You know the old proverb “many hands make light work”? I ask you is to think through your humanist values and consider which of them might be more fully manifested when working together in community. Which of your values can be easily fulfilled on your own versus which ones might be only more fully manifested in the context of community? The truth is, big things do often get done together. Big things get done in community. While it’s certainly true that sometimes it’s the seemingly insignificant things that can have the greatest impact, it’s also true that playing a smaller role in a more collaborative way can actually get more done in the long run.
When we’re talking about living out our humanist values and harnessing a more mindful humanism—whether it’s the kind of humanist values that want to help transform the whole damn world or the the kind of humanist values that simply want to attain a greater level of personal decency, responsibility, and compassion—practicing our humanism in community makes both more effective and more rewarding. It makes it more powerful.
Embodied humanism lives beyond words as a lifestyle of applied values. As Dr. Jé Exodus Hooper recently said, “When we take a stab at trying to make change, I don’t know that I’m necessarily always interested in like-minded folk as much as I’m interested in like-hearted folk.” In other words, it’s one thing to agree cognitively with one another, it’s a whole other level to agree with them on that deeper level of “like-heartedness” of lifestyle, of embodied values.

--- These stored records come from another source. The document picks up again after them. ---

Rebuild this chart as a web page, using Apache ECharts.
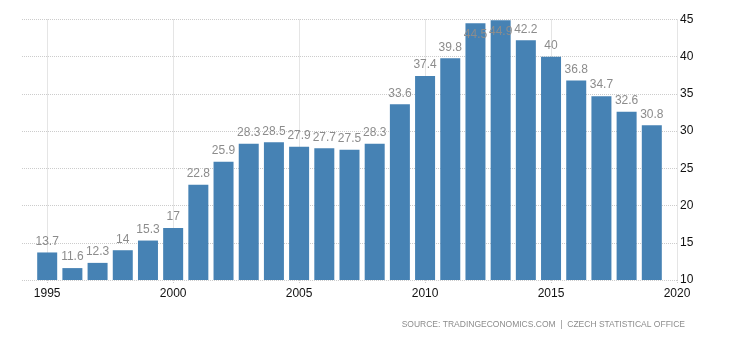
<!DOCTYPE html>
<html>
<head>
<meta charset="utf-8">
<script src="https://cdn.jsdelivr.net/npm/echarts@6/dist/echarts.min.js"></script>
<style>html,body{margin:0;padding:0;background:#fff;}#c{width:730px;height:340px;}</style>
</head>
<body>
<div id="c"></div>
<script>
var years = [1995,1996,1997,1998,1999,2000,2001,2002,2003,2004,2005,2006,2007,2008,2009,2010,2011,2012,2013,2014,2015,2016,2017,2018,2019];
var values = [13.7,11.6,12.3,14,15.3,17,22.8,25.9,28.3,28.5,27.9,27.7,27.5,28.3,33.6,37.4,39.8,44.5,44.9,42.2,40,36.8,34.7,32.6,30.8];
var yTicks = [10,15,20,25,30,35,40,45];
var axisStartYear = 1994, axisEndYear = 2020;
var sourceText = 'SOURCE: TRADINGECONOMICS.COM  |  CZECH STATISTICAL OFFICE';

var cats = [];
for (var y = axisStartYear; y <= axisEndYear; y++) cats.push(String(y));
var seriesData = cats.map(function (c) {
  var i = years.indexOf(+c);
  if (i < 0) return null;
  var v = values[i];
  var item = { value: v };
  if (v > 44) {
    item.label = { position: 'insideTop', distance: 5 };
  }
  return item;
});
var isFive = function (idx) { return (axisStartYear + idx) % 5 === 0; };

var chart = echarts.init(document.getElementById('c'));
chart.setOption({
  animation: false,
  backgroundColor: '#fff',
  grid: { left: 22, right: 53, top: 19.5, bottom: 60, containLabel: false },
  xAxis: {
    type: 'category',
    data: cats,
    boundaryGap: false,
    axisLine: { show: false },
    axisTick: { show: true, interval: isFive, length: 4, lineStyle: { color: '#ccc', type: 'dotted' } },
    axisLabel: { interval: isFive, color: '#111', fontSize: 12, fontFamily: 'Liberation Sans, Arial', margin: 8 },
    splitLine: { show: true, interval: isFive, lineStyle: { color: '#ccc', type: 'dotted' } }
  },
  yAxis: {
    type: 'value',
    position: 'right',
    min: yTicks[0],
    max: yTicks[yTicks.length - 1],
    interval: 5,
    axisLine: { show: false },
    axisTick: { show: false },
    axisLabel: { color: '#111', fontSize: 12, fontFamily: 'Liberation Sans, Arial', margin: 3 },
    splitLine: { show: true, lineStyle: { color: '#ccc', type: 'dotted' } }
  },
  series: [{
    type: 'bar',
    data: seriesData,
    barWidth: 20,
    itemStyle: { color: '#4682B4' },
    label: {
      show: true,
      position: 'top',
      distance: 5,
      color: '#8c8c8c',
      fontSize: 12,
      fontFamily: 'Liberation Sans, Arial'
    }
  }],
  graphic: [{
    type: 'text',
    right: 45,
    top: 320,
    style: { text: sourceText, fill: '#8c8c8c', fontSize: 8.5, fontFamily: 'Liberation Sans, Arial' }
  }]
});
</script>
</body>
</html>
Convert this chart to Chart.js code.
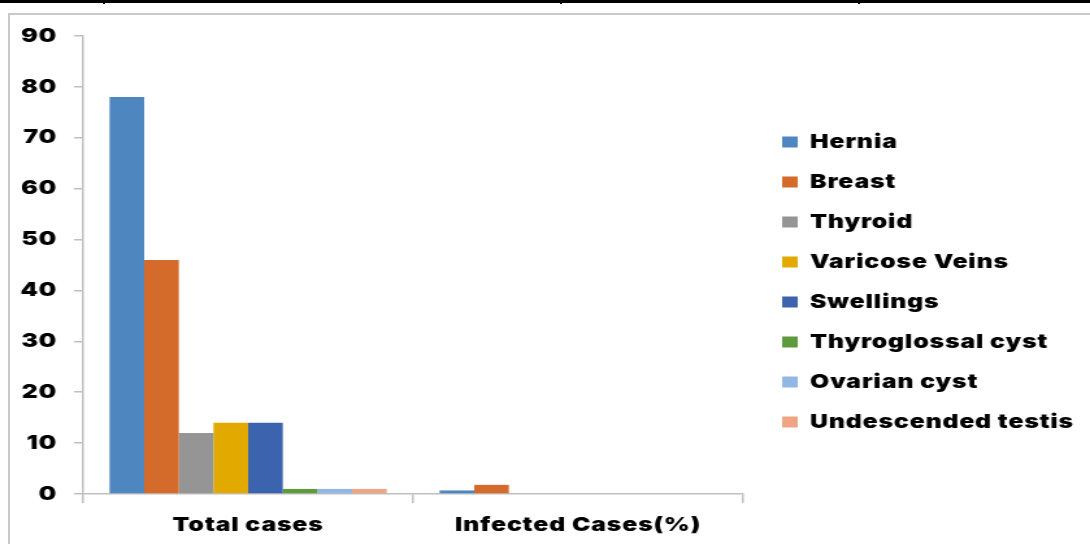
<!DOCTYPE html>
<html>
<head>
<meta charset="utf-8">
<title>Cases by condition</title>
<script src="https://cdn.jsdelivr.net/npm/chart.js@4/dist/chart.umd.min.js"></script>
<style>
  html, body { margin: 0; padding: 0; background: #ffffff; }
  body { width: 1090px; height: 544px; position: relative; overflow: hidden; }
  #wrap {
    position: absolute; left: 0; top: 0; width: 839px; height: 544px;
    transform: scaleX(1.29917); transform-origin: 0 0;
  }
  .rule { position: absolute; }
  #topRule { left: 0; top: 0; width: 1090px; height: 3px; background: #000; }
  .cellTick { top: 0; width: 2px; height: 4px; background: #000; }
  #frameTop { left: 8px; top: 13px; width: 1082px; height: 2px; background: #c9c9c9; }
  #frameLeft { left: 8px; top: 13px; width: 2px; height: 531px; background: #c9c9c9; }
</style>
</head>
<body>
<div id="topRule" class="rule"></div>
<div class="rule cellTick" style="left:103px"></div>
<div class="rule cellTick" style="left:560px"></div>
<div class="rule cellTick" style="left:858px"></div>
<div id="frameTop" class="rule"></div>
<div id="frameLeft" class="rule"></div>
<div id="wrap"><canvas id="c" width="839" height="544"></canvas></div>
<script>
// Groups along the x axis
const categories = ['Total cases', 'Infected Cases(%)'];

// One series per condition: [total cases, infected cases %]
const seriesNames = ['Hernia', 'Breast', 'Thyroid', 'Varicose Veins', 'Swellings',
  'Thyroglossal cyst', 'Ovarian cyst', 'Undescended testis'];
const hernia = [78, 0.7];
const breast = [46, 1.8];
const thyroid = [12, 0];
const varicoseVeins = [14, 0];
const swellings = [14, 0];
const thyroglossalCyst = [1, 0];
const ovarianCyst = [1, 0];
const undescendedTestis = [1, 0];

// Value axis ticks
const yTicks = [0, 10, 20, 30, 40, 50, 60, 70, 80, 90];

const seriesColors = ['#4e87bf', '#d46b2a', '#959595', '#e2aa00', '#3c64ae',
  '#5e9a3c', '#93b7e3', '#efa584'];

const seriesValues = [hernia, breast, thyroid, varicoseVeins, swellings,
  thyroglossalCyst, ovarianCyst, undescendedTestis];

const datasets = seriesNames.map((name, i) => ({
  label: name,
  data: seriesValues[i],
  backgroundColor: seriesColors[i],
  borderWidth: 0,
  categoryPercentage: 0.84,
  barPercentage: 1.0
}));

const labelFont = { family: 'Inter, "DejaVu Sans", sans-serif', size: 19, weight: '900' };
const axisGray = '#c0c0c0';
const CANVAS_W = 839;
const LEGEND_W = 267;

// Slightly open tracking for all chart text
const textTracking = {
  id: 'textTracking',
  beforeUpdate(chart) { chart.ctx.letterSpacing = '0.7px'; },
  beforeDraw(chart) { chart.ctx.letterSpacing = '0.7px'; }
};

// Keeps the legend column at a fixed width and position beside the plot
const legendPlacement = {
  id: 'legendPlacement',
  beforeUpdate(chart) {
    const lg = chart.legend;
    if (lg && !lg.__fixedWidth) {
      const baseFit = lg.fit;
      lg.fit = function () { baseFit.call(this); this.width = LEGEND_W; };
      lg.__fixedWidth = true;
    }
  },
  afterLayout(chart) {
    const lg = chart.legend;
    if (!lg) return;
    lg.left = 581;
    lg.right = CANVAS_W;
    lg.top = 111.5;
    lg.bottom = 544;
  }
};

new Chart(document.getElementById('c'), {
  type: 'bar',
  data: { labels: categories, datasets },
  plugins: [textTracking, legendPlacement],
  options: {
    responsive: false,
    animation: false,
    events: [],
    layout: { padding: { top: 36, right: 0, bottom: 0, left: 0 } },
    plugins: {
      tooltip: { enabled: false },
      legend: {
        display: true,
        position: 'right',
        align: 'start',
        labels: {
          boxWidth: 12,
          boxHeight: 11,
          padding: 21,
          color: '#000000',
          font: labelFont
        }
      }
    },
    scales: {
      x: {
        offset: true,
        afterFit(scale) { scale.height = 50; },
        grid: {
          offset: true,
          drawOnChartArea: false,
          drawTicks: true,
          tickLength: 9,
          color: axisGray,
          lineWidth: 1.5
        },
        border: { display: true, color: axisGray, width: 1.5 },
        ticks: { color: '#000000', font: labelFont, padding: 11, maxRotation: 0 }
      },
      y: {
        min: 0,
        max: 90,
        afterFit(scale) { scale.width = 64; },
        afterBuildTicks(scale) { scale.ticks = yTicks.map(v => ({ value: v })); },
        grid: {
          drawOnChartArea: false,
          drawTicks: true,
          tickLength: 7,
          color: axisGray,
          lineWidth: 1.5
        },
        border: { display: true, color: axisGray, width: 1.5 },
        ticks: { color: '#000000', font: labelFont, padding: 13 }
      }
    }
  }
});
</script>
</body>
</html>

Whether it’s the collective wisdom we receive from one another, the collaborative endurance to push through limits together, the uplift of support and encouragement, the exchange of innovative and creative new ideas, the borrowed motivation, or the sense of social accountability in all of this, our values unfold in community and the humanist lifestyle there finds footing and thrives.
And so, we conclude with these questions which rise to the surface: What are the humanist values that you want to build your life around? What actions will you commit to in upgrading your lifestyle? How are you leveraging others to do greater good, to cheer one another onward, to build the life and family and community and world that we all so desperately want and need? How do we each play a part in this together, and how will each of us—how will you—start this next leg of your humanist journey today?